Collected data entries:
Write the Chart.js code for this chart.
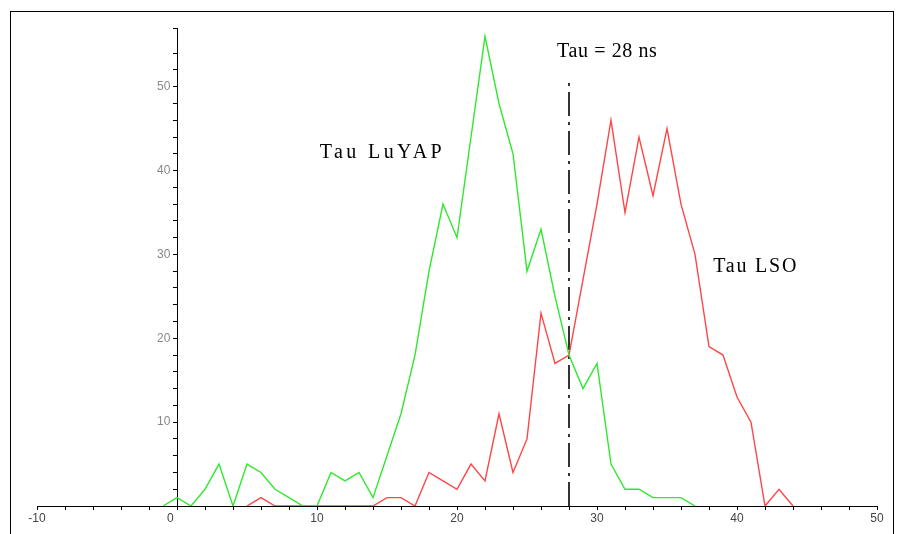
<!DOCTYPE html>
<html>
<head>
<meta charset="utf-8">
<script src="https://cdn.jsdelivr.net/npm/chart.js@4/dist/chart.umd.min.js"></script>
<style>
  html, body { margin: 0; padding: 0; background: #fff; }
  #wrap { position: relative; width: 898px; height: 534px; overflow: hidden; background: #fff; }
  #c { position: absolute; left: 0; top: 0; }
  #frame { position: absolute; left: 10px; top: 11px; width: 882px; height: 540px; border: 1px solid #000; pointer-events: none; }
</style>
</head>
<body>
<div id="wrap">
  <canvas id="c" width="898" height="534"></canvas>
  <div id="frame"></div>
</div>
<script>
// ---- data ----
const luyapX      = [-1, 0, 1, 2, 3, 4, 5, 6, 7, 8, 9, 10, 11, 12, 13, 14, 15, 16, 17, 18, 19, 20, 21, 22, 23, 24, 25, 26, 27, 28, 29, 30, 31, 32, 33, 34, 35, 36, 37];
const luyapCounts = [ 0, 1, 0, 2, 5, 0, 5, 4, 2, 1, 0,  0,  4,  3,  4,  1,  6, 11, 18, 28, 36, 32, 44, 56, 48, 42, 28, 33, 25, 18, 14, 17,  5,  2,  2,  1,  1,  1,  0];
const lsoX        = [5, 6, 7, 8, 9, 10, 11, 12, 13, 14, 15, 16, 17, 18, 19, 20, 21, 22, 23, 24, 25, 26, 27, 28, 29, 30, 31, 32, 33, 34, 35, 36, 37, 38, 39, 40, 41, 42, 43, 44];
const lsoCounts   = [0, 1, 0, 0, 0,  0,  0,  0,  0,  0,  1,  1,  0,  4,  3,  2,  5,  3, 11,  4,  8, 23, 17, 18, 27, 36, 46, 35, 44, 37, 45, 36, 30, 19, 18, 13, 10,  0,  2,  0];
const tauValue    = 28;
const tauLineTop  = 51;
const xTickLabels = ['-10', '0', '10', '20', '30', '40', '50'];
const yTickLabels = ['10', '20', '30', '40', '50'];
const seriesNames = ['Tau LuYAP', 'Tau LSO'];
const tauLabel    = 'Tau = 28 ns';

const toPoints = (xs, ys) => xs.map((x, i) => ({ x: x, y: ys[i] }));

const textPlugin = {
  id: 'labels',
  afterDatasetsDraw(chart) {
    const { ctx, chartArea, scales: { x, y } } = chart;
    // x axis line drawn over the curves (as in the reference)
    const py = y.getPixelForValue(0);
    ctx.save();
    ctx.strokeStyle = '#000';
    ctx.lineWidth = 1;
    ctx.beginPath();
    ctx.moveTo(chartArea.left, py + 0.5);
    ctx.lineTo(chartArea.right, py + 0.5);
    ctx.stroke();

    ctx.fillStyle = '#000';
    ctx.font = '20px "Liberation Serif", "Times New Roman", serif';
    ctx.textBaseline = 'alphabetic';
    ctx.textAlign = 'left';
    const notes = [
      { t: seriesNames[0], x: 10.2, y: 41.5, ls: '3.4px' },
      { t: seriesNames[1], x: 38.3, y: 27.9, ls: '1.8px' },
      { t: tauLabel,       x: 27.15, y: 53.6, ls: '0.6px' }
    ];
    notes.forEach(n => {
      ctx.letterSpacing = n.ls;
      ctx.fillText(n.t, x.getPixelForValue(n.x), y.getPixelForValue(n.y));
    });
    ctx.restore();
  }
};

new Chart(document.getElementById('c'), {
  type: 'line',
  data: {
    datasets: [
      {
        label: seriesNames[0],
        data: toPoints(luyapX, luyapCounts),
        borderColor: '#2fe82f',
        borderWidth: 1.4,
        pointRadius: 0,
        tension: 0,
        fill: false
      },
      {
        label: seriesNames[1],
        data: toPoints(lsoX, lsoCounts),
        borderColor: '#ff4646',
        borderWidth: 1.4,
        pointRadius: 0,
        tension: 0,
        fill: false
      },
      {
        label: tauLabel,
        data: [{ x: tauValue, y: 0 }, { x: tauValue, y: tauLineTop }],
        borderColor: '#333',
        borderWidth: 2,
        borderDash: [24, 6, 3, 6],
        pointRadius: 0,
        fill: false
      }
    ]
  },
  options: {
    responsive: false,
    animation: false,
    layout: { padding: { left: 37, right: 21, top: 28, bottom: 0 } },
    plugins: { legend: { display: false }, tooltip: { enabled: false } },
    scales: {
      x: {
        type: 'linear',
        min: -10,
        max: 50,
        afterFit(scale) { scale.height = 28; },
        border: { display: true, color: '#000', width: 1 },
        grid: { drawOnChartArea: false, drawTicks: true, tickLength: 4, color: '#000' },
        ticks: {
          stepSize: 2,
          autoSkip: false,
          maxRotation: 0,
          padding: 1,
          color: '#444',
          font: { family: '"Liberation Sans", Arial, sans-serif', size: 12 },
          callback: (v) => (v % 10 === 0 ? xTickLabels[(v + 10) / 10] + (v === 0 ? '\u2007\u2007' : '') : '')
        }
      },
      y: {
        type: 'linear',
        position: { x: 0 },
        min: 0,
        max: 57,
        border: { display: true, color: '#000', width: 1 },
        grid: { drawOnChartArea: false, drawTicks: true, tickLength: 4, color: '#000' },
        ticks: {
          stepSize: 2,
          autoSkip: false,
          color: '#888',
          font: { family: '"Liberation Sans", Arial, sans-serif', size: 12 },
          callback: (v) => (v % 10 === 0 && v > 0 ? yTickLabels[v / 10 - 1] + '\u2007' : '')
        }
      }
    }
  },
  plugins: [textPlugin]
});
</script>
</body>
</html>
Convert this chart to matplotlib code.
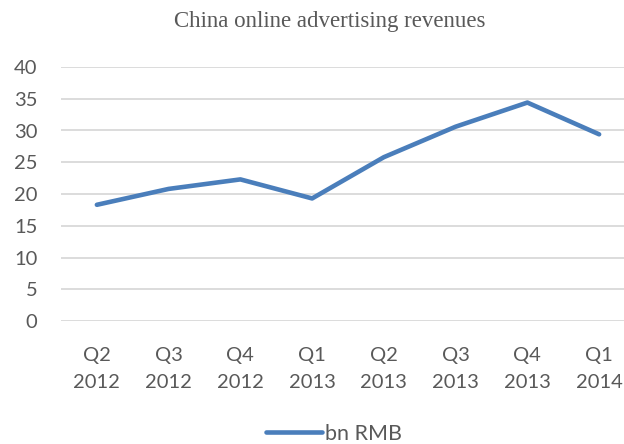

Request:
Take the data above and repeat it exactly, leaving each picture out.

Solution for this exercise:
Write the Chart.js code for this chart.
<!DOCTYPE html>
<html>
<head>
<meta charset="utf-8">
<script src="https://cdn.jsdelivr.net/npm/chart.js@4/dist/chart.umd.min.js"></script>
<style>
  html, body { margin: 0; padding: 0; background: #fff; }
  #wrap { position: relative; width: 898px; height: 534px; overflow: hidden; background: #fff; }
  #c { position: absolute; left: 0; top: 0; }
  #frame { position: absolute; left: 10px; top: 11px; width: 882px; height: 540px; border: 1px solid #000; pointer-events: none; }
</style>
</head>
<body>
<div id="wrap">
  <canvas id="c" width="898" height="534"></canvas>
  <div id="frame"></div>
</div>
<script>
// ---- data ----
const luyapX      = [-1, 0, 1, 2, 3, 4, 5, 6, 7, 8, 9, 10, 11, 12, 13, 14, 15, 16, 17, 18, 19, 20, 21, 22, 23, 24, 25, 26, 27, 28, 29, 30, 31, 32, 33, 34, 35, 36, 37];
const luyapCounts = [ 0, 1, 0, 2, 5, 0, 5, 4, 2, 1, 0,  0,  4,  3,  4,  1,  6, 11, 18, 28, 36, 32, 44, 56, 48, 42, 28, 33, 25, 18, 14, 17,  5,  2,  2,  1,  1,  1,  0];
const lsoX        = [5, 6, 7, 8, 9, 10, 11, 12, 13, 14, 15, 16, 17, 18, 19, 20, 21, 22, 23, 24, 25, 26, 27, 28, 29, 30, 31, 32, 33, 34, 35, 36, 37, 38, 39, 40, 41, 42, 43, 44];
const lsoCounts   = [0, 1, 0, 0, 0,  0,  0,  0,  0,  0,  1,  1,  0,  4,  3,  2,  5,  3, 11,  4,  8, 23, 17, 18, 27, 36, 46, 35, 44, 37, 45, 36, 30, 19, 18, 13, 10,  0,  2,  0];
const tauValue    = 28;
const tauLineTop  = 51;
const xTickLabels = ['-10', '0', '10', '20', '30', '40', '50'];
const yTickLabels = ['10', '20', '30', '40', '50'];
const seriesNames = ['Tau LuYAP', 'Tau LSO'];
const tauLabel    = 'Tau = 28 ns';

const toPoints = (xs, ys) => xs.map((x, i) => ({ x: x, y: ys[i] }));

const textPlugin = {
  id: 'labels',
  afterDatasetsDraw(chart) {
    const { ctx, chartArea, scales: { x, y } } = chart;
    // x axis line drawn over the curves (as in the reference)
    const py = y.getPixelForValue(0);
    ctx.save();
    ctx.strokeStyle = '#000';
    ctx.lineWidth = 1;
    ctx.beginPath();
    ctx.moveTo(chartArea.left, py + 0.5);
    ctx.lineTo(chartArea.right, py + 0.5);
    ctx.stroke();

    ctx.fillStyle = '#000';
    ctx.font = '20px "Liberation Serif", "Times New Roman", serif';
    ctx.textBaseline = 'alphabetic';
    ctx.textAlign = 'left';
    const notes = [
      { t: seriesNames[0], x: 10.2, y: 41.5, ls: '3.4px' },
      { t: seriesNames[1], x: 38.3, y: 27.9, ls: '1.8px' },
      { t: tauLabel,       x: 27.15, y: 53.6, ls: '0.6px' }
    ];
    notes.forEach(n => {
      ctx.letterSpacing = n.ls;
      ctx.fillText(n.t, x.getPixelForValue(n.x), y.getPixelForValue(n.y));
    });
    ctx.restore();
  }
};

new Chart(document.getElementById('c'), {
  type: 'line',
  data: {
    datasets: [
      {
        label: seriesNames[0],
        data: toPoints(luyapX, luyapCounts),
        borderColor: '#2fe82f',
        borderWidth: 1.4,
        pointRadius: 0,
        tension: 0,
        fill: false
      },
      {
        label: seriesNames[1],
        data: toPoints(lsoX, lsoCounts),
        borderColor: '#ff4646',
        borderWidth: 1.4,
        pointRadius: 0,
        tension: 0,
        fill: false
      },
      {
        label: tauLabel,
        data: [{ x: tauValue, y: 0 }, { x: tauValue, y: tauLineTop }],
        borderColor: '#333',
        borderWidth: 2,
        borderDash: [24, 6, 3, 6],
        pointRadius: 0,
        fill: false
      }
    ]
  },
  options: {
    responsive: false,
    animation: false,
    layout: { padding: { left: 37, right: 21, top: 28, bottom: 0 } },
    plugins: { legend: { display: false }, tooltip: { enabled: false } },
    scales: {
      x: {
        type: 'linear',
        min: -10,
        max: 50,
        afterFit(scale) { scale.height = 28; },
        border: { display: true, color: '#000', width: 1 },
        grid: { drawOnChartArea: false, drawTicks: true, tickLength: 4, color: '#000' },
        ticks: {
          stepSize: 2,
          autoSkip: false,
          maxRotation: 0,
          padding: 1,
          color: '#444',
          font: { family: '"Liberation Sans", Arial, sans-serif', size: 12 },
          callback: (v) => (v % 10 === 0 ? xTickLabels[(v + 10) / 10] + (v === 0 ? '\u2007\u2007' : '') : '')
        }
      },
      y: {
        type: 'linear',
        position: { x: 0 },
        min: 0,
        max: 57,
        border: { display: true, color: '#000', width: 1 },
        grid: { drawOnChartArea: false, drawTicks: true, tickLength: 4, color: '#000' },
        ticks: {
          stepSize: 2,
          autoSkip: false,
          color: '#888',
          font: { family: '"Liberation Sans", Arial, sans-serif', size: 12 },
          callback: (v) => (v % 10 === 0 && v > 0 ? yTickLabels[v / 10 - 1] + '\u2007' : '')
        }
      }
    }
  },
  plugins: [textPlugin]
});
</script>
</body>
</html>
Convert this chart to matplotlib code.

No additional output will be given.